Le film ne nous montrera jamais Karen satisfaite sexuellement. A la merci de tous les caprices de l’impulsif David, frappée même pour la première fois par un homme, Karen s’accroche pourtant désespérément à cette liaison. Elle l’investit à l’encontre de toute logique – et le choix du très peu sexy Elliott Gould face à la belle Bibi Andersson concourt à ce paradoxe. Comme si elle voulait croire à tout prix à cette histoire en forme de planche de salut. Plus habitée par l’idée d’être amoureuse que par l’amant finalement. Elle n’écoute pas le signe que lui adresse la vie : ce premier chagrin d’amour de son ado de fille. Comme bien des femmes de roman, Karen est entière, elle ira chercher David à Londres, quitte à sacrifier son foyer et son aisance matérielle. Là, elle rencontre l'austère sœur de David (?), et cette conversation la convaincra d’abandonner cette fois. Elle retrouvera malgré tout David dans une serre, retour du motif des fleurs du début (on en voyait aussi à l’hôpital). Mais il est trop tard : bien que Karen aime toujours David, elle ne cèdera pas à ses supplications.
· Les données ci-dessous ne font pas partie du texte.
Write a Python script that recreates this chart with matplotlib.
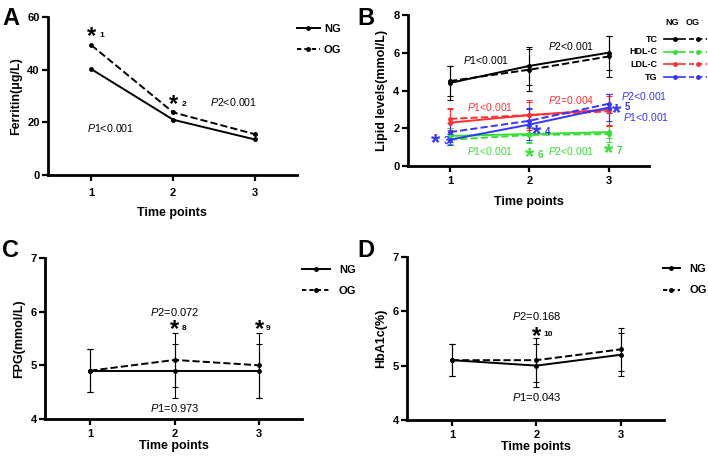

C’est là qu’est, de très loin, le moins bon dans Le lien : ces dialogues passionnés (celui de Karen puis celui de David) sur le mode « je croyais que je pouvais vivre sans toi mais c’est impossible, je pense à toi tout le temps », etc. Très cliché et trop long. D’autant plus surprenant que le reste de la relation adultère ne l’est pas du tout, cliché, comme on l’a dit. Dans ces scènes, Bergman verse dans le pathos et se met soudain à ennuyer.
Pour le reste, on retrouve le style Bergman, notamment la façon de filmer les visages, en gros plan, pour en capter toutes les émotions. Bibi Andersson – dont j’ai lu qu’elle faisait penser à Cécile de France ? pour moi ce fut plutôt Miou Miou – fait merveille. L’amoureuse de Bergman à la ville est bien l’héroïne de ce Lien, pour notre plus grand plaisir. On en ressent tous les bobos intimes.